Hibernate resolves this ambiguity by having the @IndexColumn annotation. With @IndexColumn, order is stored explicitly in a column using simple integers. With JPA2's @OrderBy, order is derived from the things stored. (Actually JPA2 also has @OrderColumn, which is very similar to Hibernate's @IndexColumn :)) )

This ambiguity set up a whole cottage industry of different terminology:
Bag = non distinct elements, without order
List = non distinct elmenets + explicit order
Set = distinct elements without order
SortedSet = distinct elements + implicit order

(note: explicit order is sometimes referenced as "indexed data structure")

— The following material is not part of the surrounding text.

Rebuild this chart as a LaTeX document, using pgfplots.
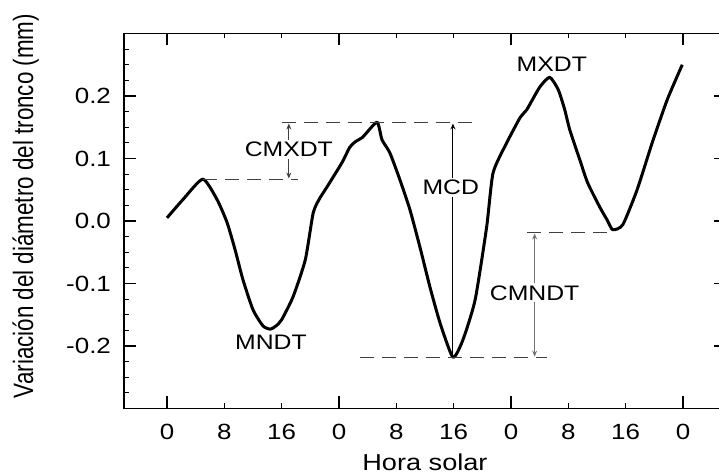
\documentclass[border=0pt]{standalone}
\usepackage{pgfplots}
\pgfplotsset{compat=1.18}
\usetikzlibrary{arrows.meta}
\usepackage{fontspec}
\setmainfont[FakeStretch=1.18]{Liberation Sans}
\newfontfamily\ylfont{Liberation Sans}

\begin{document}
\begin{tikzpicture}
\begin{axis}[
  scale only axis, width=301pt, height=187.5pt,
  xmin=-6, xmax=78, ymin=-0.3, ymax=0.3,
  axis line style={line width=0.6pt},
  tick align=inside, xtick pos=both, ytick pos=both,
  major tick length=6pt, minor tick length=2.5pt,
  every tick/.style={black, line width=0.6pt},
  xtick={0,24,48,72}, xticklabels={0,0,0,0},
  extra x ticks={8,16,32,40,56,64},
  extra x tick labels={8,16,8,16,8,16},
  extra x tick style={major tick length=2.5pt},
  ytick={-0.2,-0.1,0,0.1,0.2}, yticklabels={-0.2,-0.1,0.0,0.1,0.2},
  minor ytick={-0.275,-0.25,-0.225,-0.175,-0.15,-0.125,-0.075,-0.05,-0.025,
               0.025,0.05,0.075,0.125,0.15,0.175,0.225,0.25,0.275},
  ticklabel style={font=\fontsize{11}{13}\selectfont},
  xticklabel style={yshift=-4.5pt},
  yticklabel style={xshift=-3pt},
  xlabel={Hora solar},
  xlabel style={at={(axis description cs:0.5,0)}, anchor=base, yshift=-31.25pt,
                font=\fontsize{11.5}{13}\selectfont},
  ylabel={\scalebox{1}[1.25]{\ylfont Variación del diámetro del tronco (mm)}},
  ylabel style={at={(axis description cs:-0.151,0.54)}, anchor=base,
                font=\fontsize{11.2}{13}\selectfont},
  clip=false,
]
% variacion del diametro (hora solar acumulada, mm)
\addplot[black, line width=1.5pt, line join=round, smooth, tension=0.35] coordinates {
  (0,0.005)(2.2,0.034)(5.0,0.067)(7.0,0.034)(8.4,-0.003)(9.5,-0.046)
  (10.6,-0.094)(12.0,-0.142)(13.4,-0.168)(14.4,-0.173)(15.2,-0.168)
  (16.0,-0.158)(17.6,-0.121)(19.3,-0.062)(20.4,0.013)(21.3,0.036)
  (22.3,0.054)(24.4,0.093)(25.5,0.118)(26.3,0.127)(27.3,0.134)(29.3,0.158)
  (30.0,0.130)(31.1,0.109)(32.5,0.066)(33.9,0.018)(35.3,-0.042)
  (36.7,-0.106)(38.1,-0.163)(39.9,-0.218)(41.3,-0.190)(43.0,-0.126)
  (44.6,-0.010)(45.5,0.077)(47.4,0.125)(49.3,0.166)(50.2,0.178)
  (52.0,0.214)(53.4,0.230)(54.6,0.210)(55.5,0.178)(56.2,0.146)
  (57.6,0.098)(58.7,0.061)(60.4,0.022)(61.4,0.002)(62.2,-0.014)
  (63.6,-0.006)(65.6,0.050)(67.7,0.125)(69.8,0.194)(71.9,0.250)};

% lineas de referencia
\begin{scope}[black!75, line width=0.5pt, dash pattern=on 7pt off 4pt]
  \draw (5.0,0.066) -- (18.3,0.066);
  \draw (16.0,0.158) -- (42.5,0.158);
  \draw (27.0,-0.219) -- (53.0,-0.219);
  \draw (50.2,-0.018) -- (62.2,-0.018);
\end{scope}
\tikzset{lbl/.style={font=\fontsize{10.5}{12}\selectfont, fill=white, inner sep=1pt}}
\draw[black!75, line width=0.5pt, {Stealth[length=3pt,width=2.5pt]}-{Stealth[length=3pt,width=2.5pt]}]
  (17.0,0.068) -- (17.0,0.156);
\node[lbl] at (17.0,0.115) {CMXDT};
\draw[black, line width=0.5pt, -{Stealth[length=3pt,width=2.5pt]}]
  (39.9,-0.218) -- (39.9,0.156);
\node[lbl] at (39.6,0.054) {MCD};
\draw[black!55, line width=0.5pt, {Stealth[length=3pt,width=2.5pt]}-{Stealth[length=3pt,width=2.5pt]}]
  (51.3,-0.020) -- (51.3,-0.217);
\node[lbl] at (51.3,-0.115) {CMNDT};
\node[font=\fontsize{10.5}{12}\selectfont] at (14.5,-0.194) {MNDT};
\node[font=\fontsize{10.5}{12}\selectfont] at (53.7,0.250) {MXDT};
\end{axis}
\pgfresetboundingbox
\path[use as bounding box] ([xshift=-62pt,yshift=-33.75pt]current axis.south west)
  rectangle ++(359.5pt,238pt);
\end{tikzpicture}
\end{document}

To complicate matters a bit more, in case of Hibernate, it makes no sense to talk about distinct and non-distinct elements. All elements must be distinct, as Hibernate's philosophy is that all entities must have unique primary keys.

Even if we use the above annotations and take advantage of the fact that Hibernate can now work reliably using Sets as collection types, many times some dependant API won't accept a SortedSet, since it only implements Iterable but not List. Iterable should be enough though if we are only reading and displaying a data structure, but we don't need indexed writes (that is, writing at the Nth index of a data structure).

That's all I had to say about ordering, now what about equality? :)

As we all know, all Java objects have an .equals method, which does reference equality by default but can be overridden to use other another definition of equality. This works nice, except for more complex situations where the notion of equality itself can change. For example, in simple cases, differentiation using attribute1 is enough. In complex cases, you need attribute1+attribute2.

This is a bit hard to implement, as we cannot override the equals method on a case-by-case basis. So why does this matter? When we have an application that is used to enter data using manual methods or from an external system, we'd like to use the strictest possible definition of equality so we can catch data errors at the earliest possible moment. Currently we need to abandon equality by means of the .equals method and just have an external method as a filter..